Nick Solak | 2B
Nick Solak, who turned 23 just last week, was born in Woodridge, Illinois, and attended nearby Naperville North High School, where he would spend three years as the varsity shortstop. He was excellent in high school, lettering and making the All-Conference Team in all three varsity seasons and setting the school record with a .442 batting average as a junior, but he went undrafted.
Solak probably didn’t view that as much of a setback, as he ended up attending college baseball powerhouse Louisville for three years. The Cardinals won the conference and regional championships in each of Solak’s three seasons there, and he played a tremendous role on those teams, slashing .346/.442/.484 with 11 HR and 36 SB in 506 at-bats, and splitting his time between second base and the outfield. He was at his best in his junior season, when he hit .376/.470/.564 with 5 HR, 9 SB (0 CS), and more walks (28) than strikeouts (22) in 47 games.
The Yankees selected Solak with their second-round pick (62nd overall) on the heels of that season, in the 2016 draft. He signed shortly thereafter for $950,000, which represented some savings against the slot value of $1,040,800.
Solak officially signed with the Yankees on June 21, 2016, and he made his pro debut at short season Staten Island just two days later. He went 1-for-4 with a walk and a stolen base in his first game, and that set the tone for a tremendous all-around season. Solak would go on to hit .321/.412/.421 (155 wRC+) with 3 HR, 8 SB (0 CS), a 10.8% walk rate, and 14.0% strikeout rate in 279 PA for Staten Island. He ranked in the top-four in batting average, on-base percentage, and wRC+, as well. It’s not terribly surprising to see a player out of a major college program perform well in the New York-Penn League, but it’s nevertheless a welcome occurrence. For this, he was named as a starter on Baseball America’s short season All-Star team, which includes both the NYPL and Northwest League.

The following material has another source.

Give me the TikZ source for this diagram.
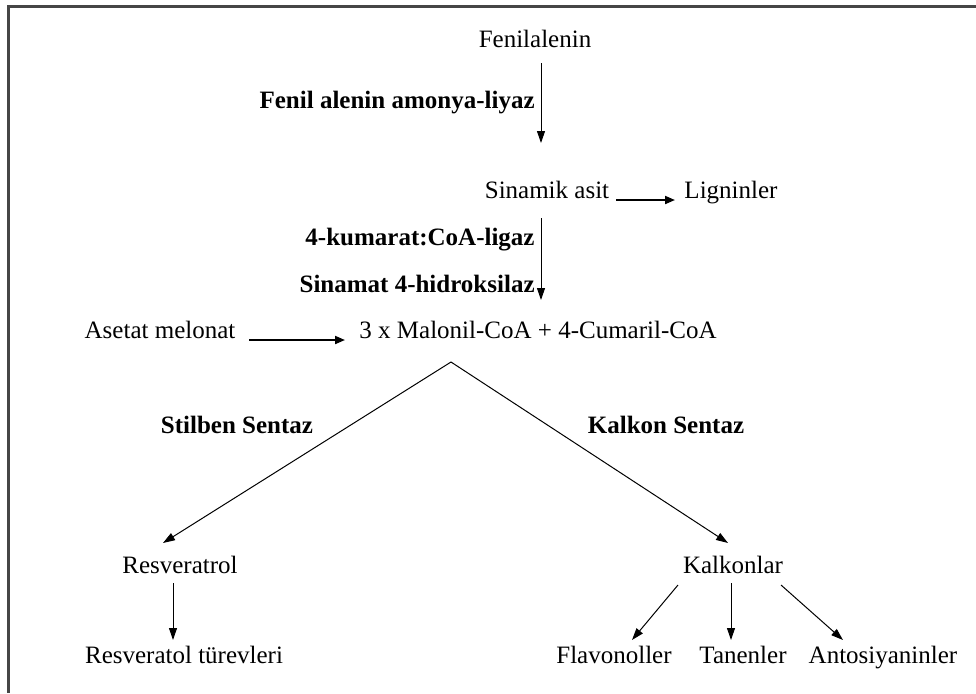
\documentclass[tikz,border=0pt]{standalone}
\usepackage{fontspec}
\setmainfont{Liberation Serif}
\usetikzlibrary{arrows.meta}
\definecolor{framec}{RGB}{70,70,70}
\begin{document}
\begin{tikzpicture}[x=0.5pt,y=-0.5pt,
  lbl/.style={inner sep=0pt,font=\fontsize{12.5}{15}\selectfont,text height=0.7em,text depth=0.2em},
  blbl/.style={lbl,font=\fontsize{12.5}{15}\selectfont\bfseries},
  arr/.style={line width=0.5pt,-{Triangle[length=6pt,width=4pt]}},
  tarr/.style={line width=1pt,-{Triangle[length=5pt,width=4pt]}}]
\useasboundingbox (0,0) rectangle (976,693);
\draw[framec,line width=1.5pt] (976,6.5) -- (8.5,6.5) -- (8.5,693);
% nodes
\node[lbl] (fen) at (535,42) {Fenilalenin};
\node[blbl,anchor=east] (pal) at (535,103) {Fenil alenin amonya-liyaz};
\node[lbl] (sin) at (547,193) {Sinamik asit};
\node[lbl] (lig) at (731,193) {Ligninler};
\node[blbl,anchor=east] (kum) at (535,240) {4-kumarat:CoA-ligaz};
\node[blbl,anchor=east] (hid) at (535,287) {Sinamat 4-hidroksilaz};
\node[lbl] (ase) at (160,333) {Asetat melonat};
\node[lbl] (mal) at (538,333) {3 x Malonil-CoA + 4-Cumaril-CoA};
\node[blbl] (sti) at (237,428) {Stilben Sentaz};
\node[blbl] (kal) at (666,428) {Kalkon Sentaz};
\node[lbl] (res) at (180,568) {Resveratrol};
\node[lbl] (kon) at (733,568) {Kalkonlar};
\node[lbl] (tur) at (184,658) {Resveratol türevleri};
\node[lbl] (fla) at (614,658) {Flavonoller};
\node[lbl] (tan) at (743,658) {Tanenler};
\node[lbl] (ant) at (883,658) {Antosiyaninler};
% connector end points
\coordinate (a1s) at (541,63);  \coordinate (a1e) at (541,143);
\coordinate (a2s) at (616,200); \coordinate (a2e) at (675,200);
\coordinate (a3s) at (541,218); \coordinate (a3e) at (541,300);
\coordinate (a4s) at (249,340); \coordinate (a4e) at (345,340);
\coordinate (apex) at (451,362);
\coordinate (a5e) at (163,543); \coordinate (a6e) at (728,543);
\coordinate (a7s) at (173,583); \coordinate (a7e) at (173,640);
\coordinate (b1s) at (678,585); \coordinate (b1e) at (632,640);
\coordinate (b2s) at (731,583); \coordinate (b2e) at (731,640);
\coordinate (b3s) at (781,585); \coordinate (b3e) at (843,640);
% connectors
\draw[arr] (a1s) -- (a1e);
\draw[tarr] (a2s) -- (a2e);
\draw[arr] (a3s) -- (a3e);
\draw[tarr] (a4s) -- (a4e);
\draw[arr] (apex) -- (a5e);
\draw[arr] (apex) -- (a6e);
\draw[arr] (a7s) -- (a7e);
\draw[arr] (b1s) -- (b1e);
\draw[arr] (b2s) -- (b2e);
\draw[arr] (b3s) -- (b3e);
\end{tikzpicture}
\end{document}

As expected, Solak opened 2017 at High-A Tampa. And, as hoped, it was more of the same. Solak hit .301/.397/.460 (153 wRC+) with 10 HR, 13 SB (4 CS), a 13.1% walk rate, and a 18.7% strikeout rate in 100 games for Tampa; and those numbers are sold a bit short by the pitcher-friendly nature of Tampa, as well as the Florida State League as a whole. He ranked in the top-five in the league in all three slash stats, in addition to BB%, BB/K, and wRC+, and earned a promotion to Double-A on August 1.

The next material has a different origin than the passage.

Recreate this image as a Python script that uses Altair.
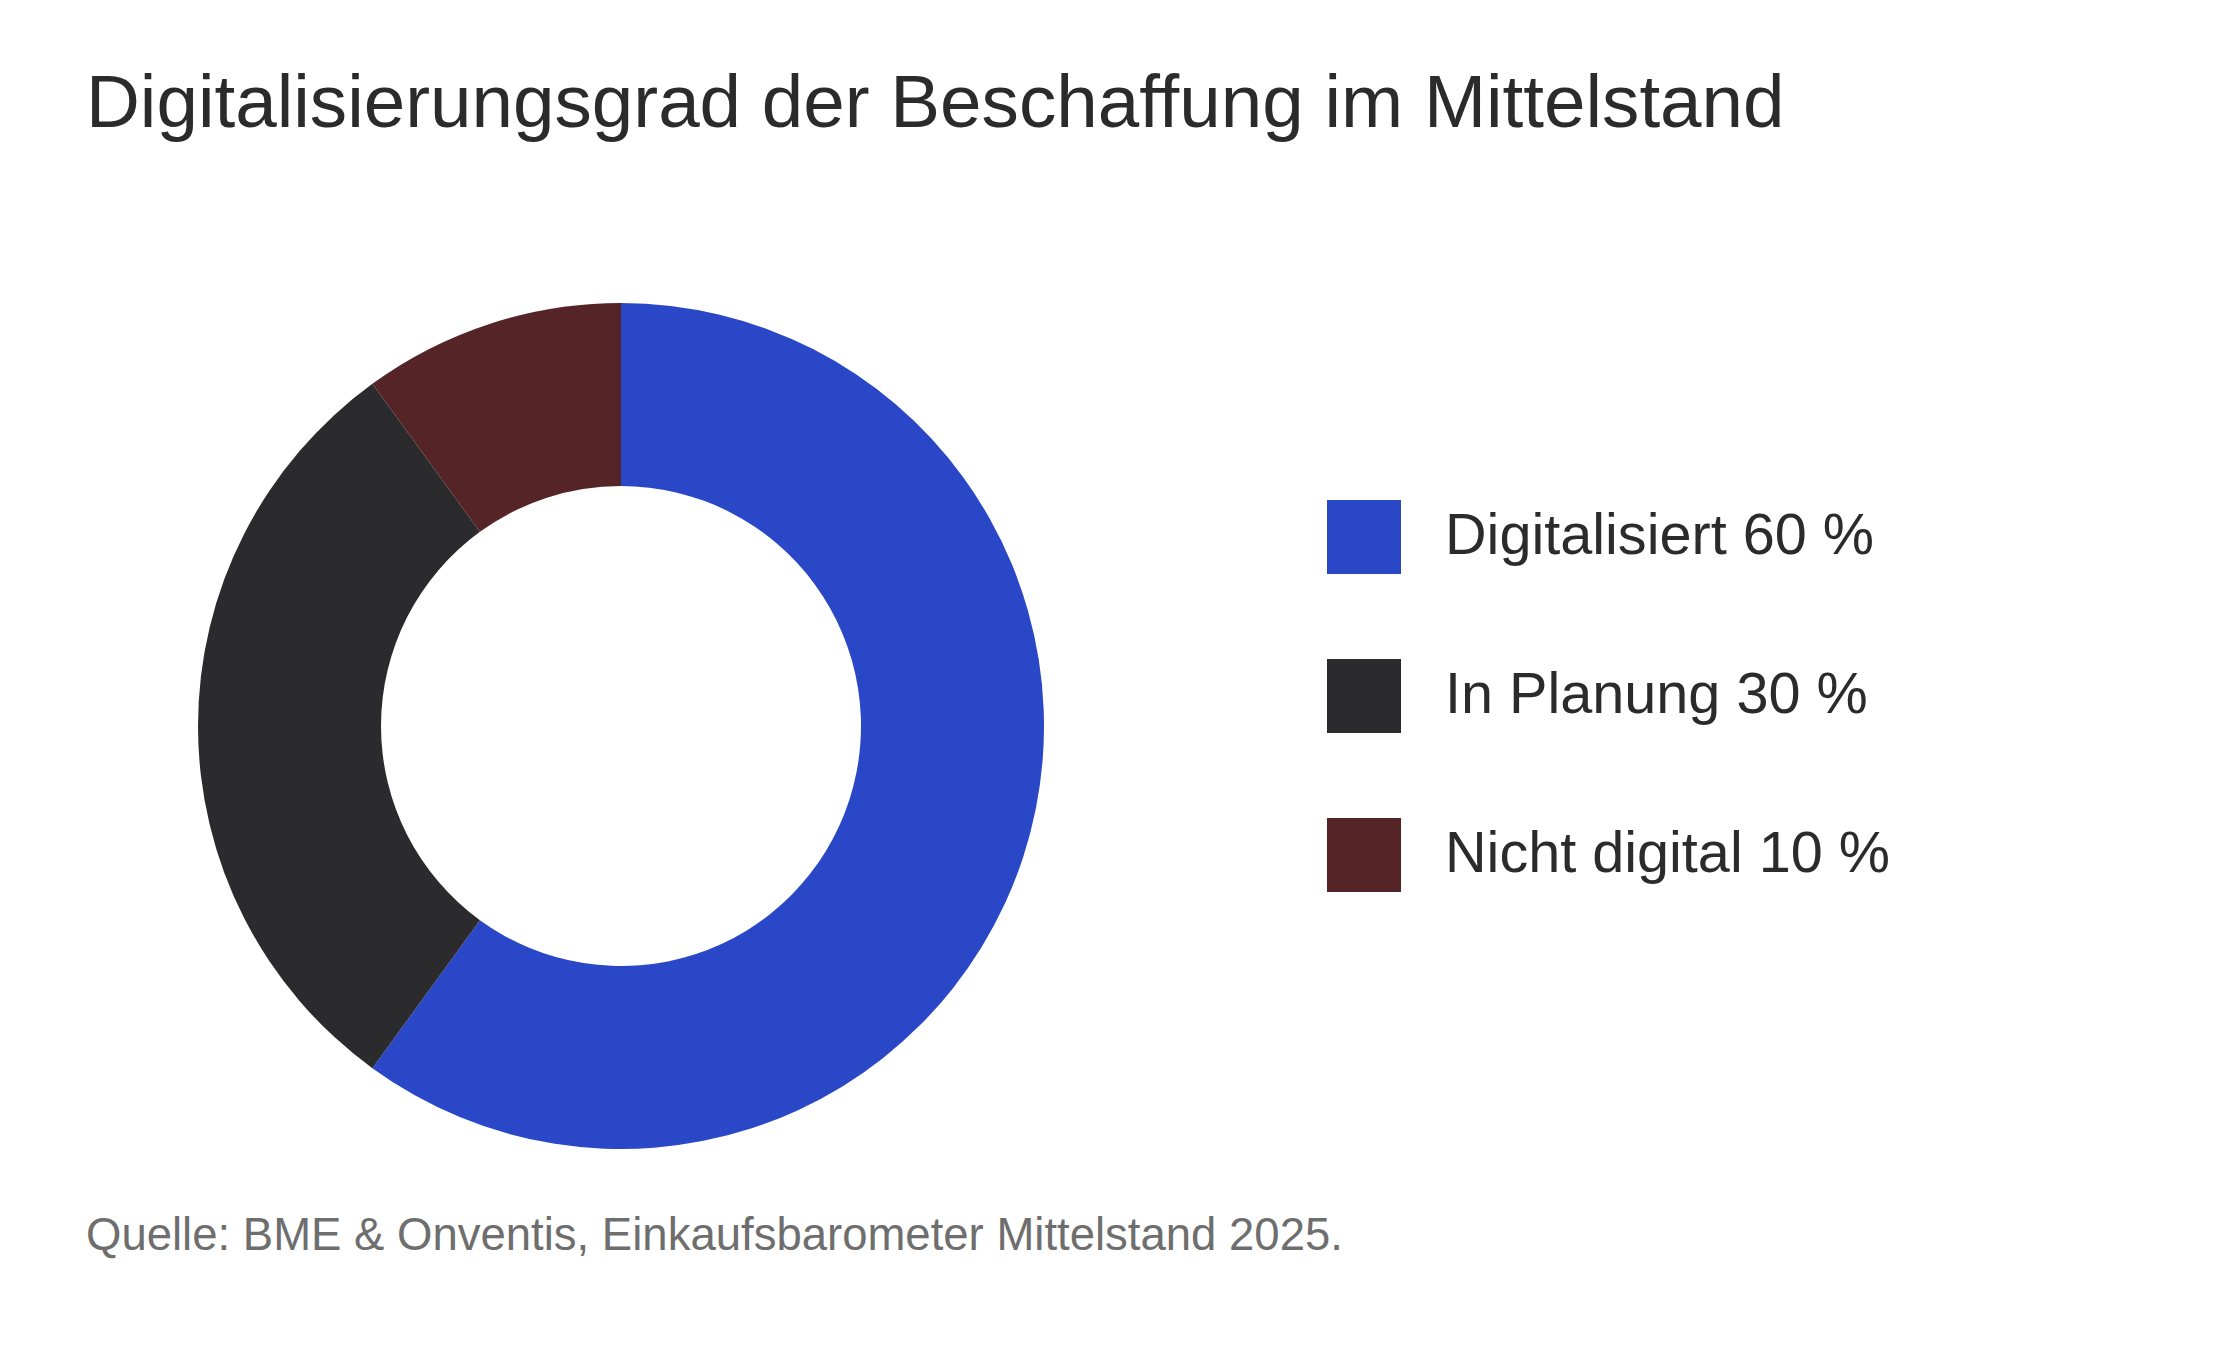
import altair as alt
import pandas as pd

categories = ["Digitalisiert", "In Planung", "Nicht digital"]
values = [60, 30, 10]
colors = ["#2947c6", "#2b2b2d", "#552426"]
labels = [f"{c} {v} %" for c, v in zip(categories, values)]

TITLE = "Digitalisierungsgrad der Beschaffung im Mittelstand"
SOURCE = "Quelle: BME & Onventis, Einkaufsbarometer Mittelstand 2025."

FONT = "Liberation Sans"
TOP = 150

df = pd.DataFrame({"label": labels, "value": values, "order": list(range(len(values)))})

donut = alt.Chart(df).mark_arc(outerRadius=423, innerRadius=240, strokeWidth=0).encode(
    theta=alt.Theta("value:Q", stack=True),
    order=alt.Order("order:Q"),
    color=alt.Color(
        "label:N",
        scale=alt.Scale(domain=labels, range=colors),
        title=None,
        legend=alt.Legend(
            orient="none",
            legendX=1327,
            legendY=534 - 34 - TOP,
            symbolType="square",
            symbolSize=74 * 74,
            symbolStrokeWidth=0,
            symbolOpacity=1,
            labelFont=FONT,
            labelFontSize=57.6,
            labelColor="#2b2b2b",
            labelOffset=44,
            labelLimit=800,
            rowPadding=85,
            padding=0,
        ),
    ),
    x=alt.value(621),
    y=alt.value(726 - TOP),
)

source = alt.Chart(pd.DataFrame({"t": [SOURCE]})).mark_text(
    font=FONT, fontSize=45.5, color="#6e6e6e", align="left", baseline="alphabetic"
).encode(text="t:N", x=alt.value(86), y=alt.value(1250 - TOP))

chart = alt.layer(donut, source).properties(
    width=2240,
    height=1348 - TOP,
    padding={"left": 0, "top": TOP, "right": 0, "bottom": 0},
    autosize=alt.AutoSizeParams(type="none"),
    title=alt.TitleParams(
        TITLE,
        anchor="start",
        frame="group",
        font=FONT,
        fontSize=74.6,
        fontWeight="normal",
        color="#2b2b2b",
        offset=7,
        dx=86,
    ),
).configure(background="white", view=alt.ViewConfig(stroke=None))

chart.save("out.html", embed_options={"renderer": "svg", "actions": False})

Solak was not among the class of the league for the first time in his career following the promotion, though his overall numbers were still strong. He hit .286/.344/.429 (112 wRC+) with 2 HR and a steal in 30 games for Trenton, showing signs of wear and tear as his time at the level went on. Solak went just 7-for-34 in September, including the Double-A playoffs, and was more aggressive than usual. Whether it was a matter of more advanced pitchers adapting to him or the longest season of his career taking its toll is a question that bears pondering heading int0 the 2018 season.
Solak checks in at around 5’11” and 175 pounds, and is therefore automatically considered gritty and/or a gamer. To be fair, though, that’s not all that far from the truth, based on the reports out there, as well as the fact that he has a propensity for beating out infield singles. Though, that may also be due to the fact that his two best tools are his plus hit tool and above-average to plus speed – and those will need to carry him to the show.
He’s also a very good base-runner, in terms of both stealing and taking he extra base. While nobody considers Solak a burner, his combination of headiness and above-average speed makes him an asset on the basepaths. He boasts an 81.5% success rate in 27 professional steal attempts, for what it’s worth.
With that out of the way, it’s time to talk about his position. Solak is, at best, a fringe average defender at second. He has fringe average range and just enough arm for the keystone, and that’s far from a ringing endorsement. As a result of this, the inevitable comparison for Solak, in the minds of many, is Rob Refsnyder. However, Solak’s defense is already stronger than Refsnyder’s, his bat is quicker, and he’s a much better athlete. That may be damning with faint praise – but it’s something.
Solak will probably open 2018 back at Double-A, if only because of the numbers game. Gleyber Torres, Thairo Estrada, and Tyler Wade could all conceivably start the season at Triple-A, and all three are on the 40-man roster. It seems inevitable nonetheless that Solak will move up to Scranton/Wilkes-Barre at some point this year, with an outside chance of spending some time in the Bronx. Given the Yankees handling of Miguel Andujar, who is similarly gifted offensively and iffy defensively, that’s not a guarantee.
Were he in any other organization, I may well see Solak as the second baseman of the future. His defense has improved noticeably as a professional, and I think that he can be average at the keystone in time. I don’t see Solak as being an asset defensively, which puts a great deal of pressure on his bat – but his bat speed, ability to use all fields, surprising power, and all-fields approach make me confident that his offense will be potent enough to keep him on a major league roster. And it’ll have to, because he doesn’t have the defensive tools to be a utility player.